From her village in eastern India, 15-year-old Jyoti Kumari reflected on her desperate 1,200-kilometer (945-mile) bicycle journey home with her disabled father that has drawn international praise.
“I had no other option," she said Sunday. “We wouldn’t have survived if I hadn’t cycled to my village.”
Kumari said that she and her father risked starvation had they stayed in Gurugram, a suburb of New Delhi, with no income amid India’s coronavirus lockdown.
Migrant workers, who were stranded in the western state of Gujarat due to a lockdown imposed by the government to prevent the spread of coronavirus disease (COVID-19), wait to board a train at a railway station In Ahmedabad to leave for their home state of Uttar Pradesh, India. (Reuters)
India’s expansive railway system, the country’s lifeline, was closed to passenger service as part of the lockdown. Buses, planes and taxis were also banned. But earlier this month, the government resumed limited train travel for migrants wishing to return home.
For India’s economy, mostly composed of informal sector jobs, the lockdown has been crippling. The government has been easing restrictions in recent weeks to allow more people to go back to work.
Kumari heard about the special trains, but her father, unable to walk, wouldn’t have been able to reach the railway platform. So she decided they would bike.

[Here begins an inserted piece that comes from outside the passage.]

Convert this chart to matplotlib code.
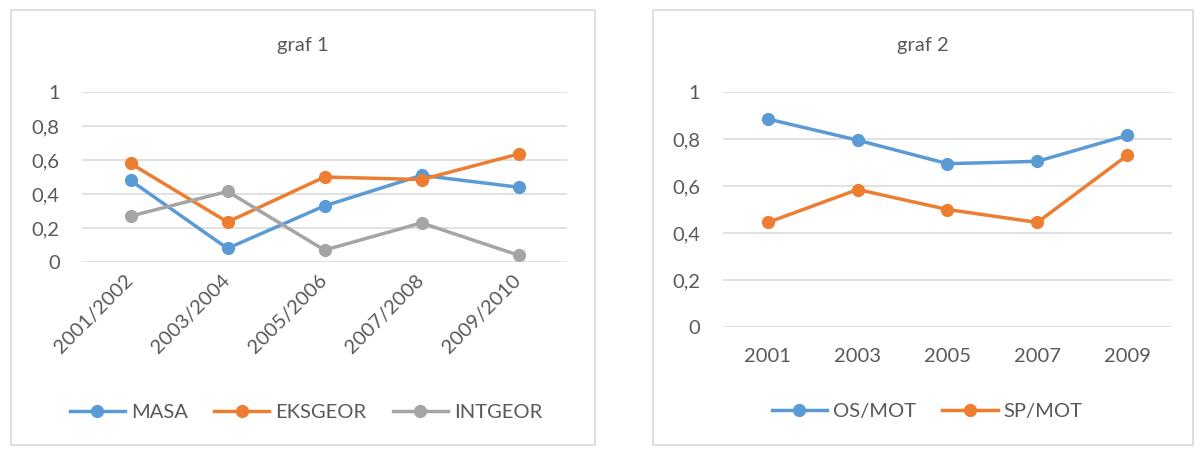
import matplotlib
matplotlib.use("Agg")
import matplotlib.pyplot as plt
from matplotlib.patches import Rectangle

plt.rcParams['font.family'] = ['Lato', 'DejaVu Sans']

# --- data -----------------------------------------------------------
periods_1 = ["2001/2002", "2003/2004", "2005/2006", "2007/2008", "2009/2010"]
masa = [0.48, 0.08, 0.33, 0.51, 0.44]
eksgeor = [0.58, 0.235, 0.50, 0.485, 0.635]
intgeor = [0.27, 0.415, 0.07, 0.23, 0.04]

years_2 = ["2001", "2003", "2005", "2007", "2009"]
os_mot = [0.885, 0.795, 0.695, 0.705, 0.815]
sp_mot = [0.445, 0.585, 0.50, 0.445, 0.73]

y_ticks = [0, 0.2, 0.4, 0.6, 0.8, 1]
y_tick_labels = ["0", "0,2", "0,4", "0,6", "0,8", "1"]

# --- style ----------------------------------------------------------
BLUE = "#5B9BD5"
ORANGE = "#ED7D31"
GREY = "#A5A5A5"
TEXT = "#595959"
GRID = "#D9D9D9"
FS = 14.5

W, H = 1195, 450
fig = plt.figure(figsize=(W / 100, H / 100), dpi=100)
fig.patch.set_facecolor("white")


def px_axes(x0, y0, x1, y1):
    """Axes placed by pixel box (top-left origin)."""
    return fig.add_axes([x0 / W, 1 - y1 / H, (x1 - x0) / W, (y1 - y0) / H])


def frame(x0, y0, x1, y1):
    fig.add_artist(Rectangle((x0 / W, 1 - y1 / H), (x1 - x0) / W, (y1 - y0) / H,
                             transform=fig.transFigure, fill=False,
                             edgecolor=GRID, linewidth=1.2))


def style_axes(ax, labels, ypad):
    n = len(labels)
    ax.set_xlim(-0.5, n - 0.5)
    ax.set_ylim(0, 1)
    ax.set_yticks(y_ticks)
    ax.set_yticklabels(y_tick_labels)
    ax.set_xticks(range(n))
    for s in ax.spines.values():
        s.set_visible(False)
    ax.tick_params(length=0, colors=TEXT, labelsize=FS)
    ax.tick_params(axis="y", pad=ypad)
    ax.grid(axis="y", color=GRID, linewidth=1.1)
    ax.set_axisbelow(True)


def draw(ax, values, color, label):
    ax.plot(range(len(values)), values, color=color, linewidth=2.5,
            marker="o", markersize=8.5, label=label, clip_on=False, zorder=3)


def legend(ax, x, y, ncol):
    leg = ax.legend(loc="center", bbox_to_anchor=(x / W, 1 - y / H),
                    bbox_transform=fig.transFigure, ncol=ncol, frameon=False,
                    fontsize=FS, handlelength=2.75, handletextpad=0.3,
                    columnspacing=1.3)
    for t in leg.get_texts():
        t.set_color(TEXT)
    return leg


# --- graf 1 ---------------------------------------------------------
frame(11, 10, 595, 445)
ax1 = px_axes(82, 92, 567, 262)
style_axes(ax1, periods_1, ypad=16)
ax1.set_xticklabels(periods_1, rotation=45, ha="right", va="center",
                    rotation_mode="anchor")
ax1.tick_params(axis="x", pad=11)
draw(ax1, masa, BLUE, "MASA")
draw(ax1, eksgeor, ORANGE, "EKSGEOR")
draw(ax1, intgeor, GREY, "INTGEOR")
fig.text(303 / W, 1 - 45 / H, "graf 1", ha="center", va="center",
         color=TEXT, fontsize=FS)
legend(ax1, 306, 412, 3)

# --- graf 2 ---------------------------------------------------------
frame(653, 10, 1193, 445)
ax2 = px_axes(723, 92, 1172, 327)
style_axes(ax2, years_2, ypad=16.5)
ax2.set_xticklabels(years_2)
ax2.tick_params(axis="x", pad=15)
draw(ax2, os_mot, BLUE, "OS/MOT")
draw(ax2, sp_mot, ORANGE, "SP/MOT")
fig.text(923 / W, 1 - 45 / H, "graf 2", ha="center", va="center",
         color=TEXT, fontsize=FS)
legend(ax2, 927, 411, 2)

fig.savefig("out.png", dpi=100, facecolor="white")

15 yr old Jyoti Kumari, carried her wounded father to their home village on the back of her bicycle covering +1,200 km over 7 days.— Ivanka Trump (@IvankaTrump) May 22, 2020
This beautiful feat of endurance & love has captured the imagination of the Indian people and the cycling federation!🇮🇳 https://t.co/uOgXkHzBPz
Kumari’s journey caught the attention of the Cycling Federation of India. The racing body, which sends teams to the Olympics, has offered to bring her back to New Delhi by train for a tryout next month. It also resonated in Washington, with President Donald Trump’s daughter Ivanka Trump calling it “a beautiful feat of endurance and love" on Twitter.
Kumari said that while she was happy with the recognition, she hadn’t cycled her father home in pursuit of fame.
“It was a decision taken in desperation,” she said.